The Senators wouldn't have seen anything out of the ordinary in the answers, those very Senators use exactly the same methodology themselves so to them they would have seen Joyce as being as frank with his answers as they are when asked questions and as such they would think it perfectly normal behaviour. Qantas has more than a few remnants of its public service past...



Originally Posted by Shark Patrol
The two things they were talking about here were "P&L" - profit and loss - versus cash flow. What Evans was saying was that the routes still being flown by QF International are cash flow positive (meaning the flights are making money), but that QF International are doing badly on profit and loss. So, by extrapolation, the flights are making some profit, but not enough to counter the losses that are being made elsewhere - maintenance costs or labour costs, by inference. What the senators weren't cluey enough to ask was where QF International was losing money and whether Jetstar cost-shifting was taking place.
One of the amusing things that I often have debates with senior management about if fixed cost (costs that are going to occur regardless of products made or routes flown) vs marginal cost (costs associated with actually making and/or selling that product or flying that route). The former is often known as overhead (lease costs, capital costs, etc), the latter is what it takes to actually undertake the specific route (fuel, catering, landing fees, etc).

All too often some accountant has shown that a product or route profitable and should be cut.

What is often not recognised is the impact that has on the fixed cost equation. Cutting the routes gives a smaller network to amortise the fixed costs across, you still have to pay all of those it's just now that you spread them over fewer routes.

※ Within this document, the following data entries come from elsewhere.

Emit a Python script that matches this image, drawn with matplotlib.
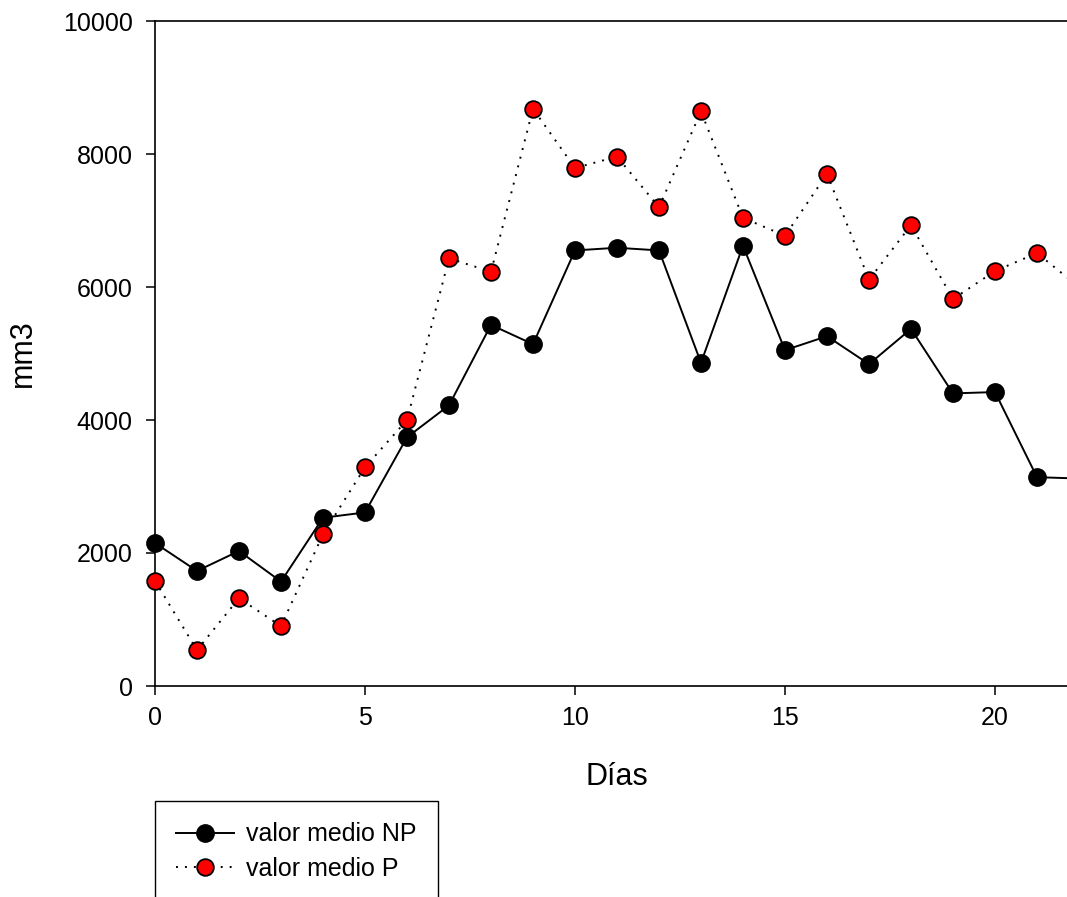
import matplotlib
matplotlib.use('Agg')
import matplotlib.pyplot as plt

plt.rcParams['font.family'] = ['Liberation Sans', 'DejaVu Sans']

dias = list(range(23))
medio_np = [2150, 1730, 2030, 1570, 2530, 2610, 3740, 4220, 5430, 5140,
            6550, 6590, 6550, 4860, 6620, 5050, 5260, 4840, 5370, 4400,
            4420, 3140, 3120]
medio_p = [1580, 540, 1320, 900, 2280, 3290, 4000, 6430, 6230, 8680,
           7790, 7960, 7200, 8640, 7040, 6770, 7700, 6110, 6930, 5820,
           6240, 6510, 6000]

y_ticks = [0, 2000, 4000, 6000, 8000, 10000]
x_ticks = [0, 5, 10, 15, 20]

W, H = 1067, 897
fig = plt.figure(figsize=(W / 100, H / 100), dpi=100)
# axes runs past the right edge of the figure, like the original
ax = fig.add_axes([155 / W, 1 - 686 / H, 924 / W, 665 / H])

ax.plot(dias, medio_np, color='black', lw=1.4, marker='o', markersize=12.5,
        markerfacecolor='black', markeredgecolor='black', markeredgewidth=1,
        label='valor medio NP', clip_on=False, zorder=3)
ax.plot(dias, medio_p, color='black', lw=1.4, linestyle=(0, (1.0, 3.6)),
        marker='o', markersize=12, markerfacecolor='#ff0000',
        markeredgecolor='black', markeredgewidth=1.3,
        label='valor medio P', clip_on=False, zorder=3)

ax.set_xlim(0, 22)
ax.set_ylim(0, 10000)
ax.set_xticks(x_ticks)
ax.set_yticks(y_ticks)
ax.tick_params(direction='out', length=6.5, width=1.1, labelsize=18, pad=8)
ax.tick_params(axis='y', pad=9.5)
for s in ['left', 'bottom', 'top']:
    ax.spines[s].set_linewidth(1.2)
ax.spines['right'].set_visible(False)

ax.set_xlabel('Días', fontsize=22)
ax.set_ylabel('mm3', fontsize=22)
ax.xaxis.set_label_coords(0.5, -0.115)
ax.yaxis.set_label_coords(-0.127, 0.5)

leg = fig.legend(loc='upper left', bbox_to_anchor=(155 / W, 1 - 801 / H),
                 borderaxespad=0, fontsize=18, fancybox=False,
                 edgecolor='black', framealpha=1, handlelength=2.3,
                 handletextpad=0.5, borderpad=0.85, labelspacing=0.42)
leg.get_frame().set_linewidth(1.0)

fig.savefig('out.png', dpi=100)
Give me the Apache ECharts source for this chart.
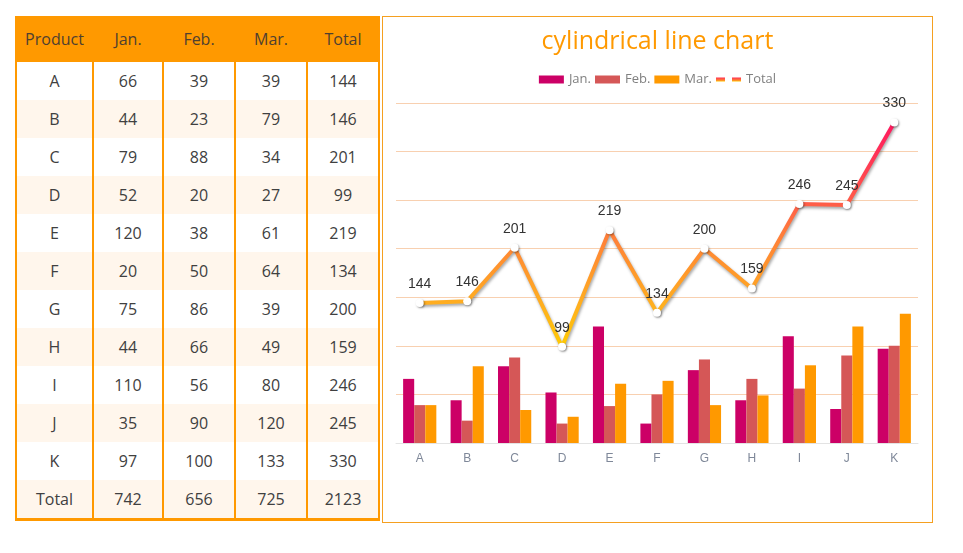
<!DOCTYPE html>
<html><head><meta charset="utf-8">
<script src="https://cdn.jsdelivr.net/npm/echarts@6/dist/echarts.min.js"></script>
<style>
body{margin:0;background:#fff;width:963px;height:553px;position:relative;overflow:hidden;font-family:"Open Sans","Noto Sans",sans-serif;}
#tbl{position:absolute;left:15px;top:16px;border-collapse:collapse;table-layout:fixed;width:365px;color:#404040;font-size:16px;}
#tbl td,#tbl th{border-left:2px solid #FF9900;border-right:2px solid #FF9900;text-align:center;padding:0;}
#tbl th{background:#FF9900;height:46px;font-weight:normal;color:#4f4030;}
#tbl td{height:38px;}
#tbl tr:nth-child(even) td{background:#FFF6EC;}
#tbl tr:last-child td{border-bottom:3px solid #FF9900;}
#chart{position:absolute;left:382px;top:16px;width:549px;height:505px;border:1px solid #F5A020;}
</style></head>
<body>
<table id="tbl"><colgroup><col style="width:77px"><col style="width:70px"><col style="width:72px"><col style="width:72px"><col style="width:72px"></colgroup><thead></thead><tbody></tbody></table>
<div id="chart"></div>
<script>
const categories = ['A','B','C','D','E','F','G','H','I','J','K'];
const jan = [66,44,79,52,120,20,75,44,110,35,97];
const feb = [39,23,88,20,38,50,86,66,56,90,100];
const mar = [39,79,34,27,61,64,39,49,80,120,133];
const total = [144,146,201,99,219,134,200,159,246,245,330];
const headers = ['Product','Jan.','Feb.','Mar.','Total'];
const colTotals = [742,656,725,2123];

// table
const thead = document.querySelector('#tbl thead');
thead.innerHTML = '<tr>' + headers.map(h => '<th>' + h + '</th>').join('') + '</tr>';
const tbody = document.querySelector('#tbl tbody');
let rows = '';
categories.forEach((c, i) => {
  rows += '<tr><td>' + c + '</td><td>' + jan[i] + '</td><td>' + feb[i] + '</td><td>' + mar[i] + '</td><td>' + total[i] + '</td></tr>';
});
rows += '<tr><td>Total</td>' + colTotals.map(v => '<td>' + v + '</td>').join('') + '</tr>';
tbody.innerHTML = rows;

const chart = echarts.init(document.getElementById('chart'));
const lineGrad = new echarts.graphic.LinearGradient(0, 0, 0, 1, [
  {offset: 0, color: '#FF1560'},
  {offset: 0.36, color: '#FF5C48'},
  {offset: 0.5, color: '#FF7E3A'},
  {offset: 0.6, color: '#FF8E30'},
  {offset: 0.8, color: '#FFAE20'},
  {offset: 1, color: '#FFCC00'}
]);
const iconGrad = new echarts.graphic.LinearGradient(0, 0, 0, 1, [
  {offset: 0, color: '#FF3050'}, {offset: 0.5, color: '#FF6A3D'}, {offset: 1, color: '#FFC000'}
]);
chart.setOption({
  animation: false,
  title: {text: 'cylindrical line chart', left: 'center', top: 7,
    textStyle: {color: '#FF9900', fontSize: 25, fontWeight: 'normal', fontFamily: 'Open Sans'}},
  legend: {top: 51, left: 'center', itemWidth: 25, itemHeight: 8, itemGap: 4,
    textStyle: {color: '#808080', fontSize: 13, fontFamily: 'Open Sans'},
    data: [{name: 'Jan.', icon: 'rect'}, {name: 'Feb.', icon: 'rect'}, {name: 'Mar.', icon: 'rect'},
      {name: 'Total', icon: 'path://M0,2 L9,2 L9,6 L0,6 Z M16,2 L25,2 L25,6 L16,6 Z', itemStyle: {color: iconGrad}}]},
  grid: {left: 13, right: 14, top: 86, bottom: 79},
  xAxis: {type: 'category', data: categories,
    axisLine: {lineStyle: {color: '#e3e3e3'}},
    axisTick: {lineStyle: {color: '#e3e3e3'}},
    axisLabel: {color: '#7f8899', fontSize: 12, margin: 10}},
  yAxis: {type: 'value', min: 0, max: 350, interval: 50,
    axisLabel: {show: false}, axisLine: {show: false}, axisTick: {show: false},
    splitLine: {lineStyle: {color: '#F8D0B0'}}},
  series: [
    {name: 'Jan.', type: 'bar', data: jan, itemStyle: {color: '#CC0066'}, barGap: '0%', barCategoryGap: '30%'},
    {name: 'Feb.', type: 'bar', data: feb, itemStyle: {color: '#D55757'}},
    {name: 'Mar.', type: 'bar', data: mar, itemStyle: {color: '#FF9900'}},
    {name: 'Total', type: 'line', data: total, symbol: 'circle', symbolSize: 8,
      lineStyle: {width: 4, color: lineGrad, shadowColor: 'rgba(0,0,0,0.35)', shadowBlur: 3, shadowOffsetX: 1, shadowOffsetY: 2},
      itemStyle: {color: '#fff', borderWidth: 0, shadowColor: 'rgba(0,0,0,0.4)', shadowBlur: 2, shadowOffsetX: 1, shadowOffsetY: 1},
      label: {show: true, position: 'top', distance: 8, color: '#333', fontSize: 14, fontFamily: 'Liberation Sans'},
      z: 5}
  ]
});
</script>
</body></html>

And then some genius accountant runs the numbers again and finds - SURPRISE - that more routes are unprofitable. So they cut those. And then they wonder why even the routes with high load factors don't work profitably and the whole thing shuts down.

I'm not saying that Qantas are going down that route but in a business that is heavily capital intensive (plane lease costs, skilled staff, etc) every route you cut means less routes earning income to cover those costs. Retiring older aircraft cuts back some costs but those aircraft are possibly paid off anyway, redundancies always follow and another set of accountants are advising that the ratio of cost:income is going up because whilst the company is cutting marginal cost items they still have their fixed cost base.

Qantas is the very definition of a scalar business, they need scale to spread their costs over, they cannot shrink their way to profitability no matter what they think.

Originally Posted by Shark Patrol
Personally, I would love the Senate Committee to recommend to Parliament that a forensic audit be conducted on the QF accounts prior to a decision being made as to whether assistance should be offered!
The answer should be simple. No assistance. Qantas got a massive leg up when privatised in the form of multi billions of dollars (in today's money) of debt forgiveness, if they've wasted that position then let them go under if they cannot turn it around. Excise the business you can't make profitable and sell your alliance to the QF domestic network very very dearly, it doesn't really cost very much.

In short: fix it or flog it and the shareholders will judge you on your performance.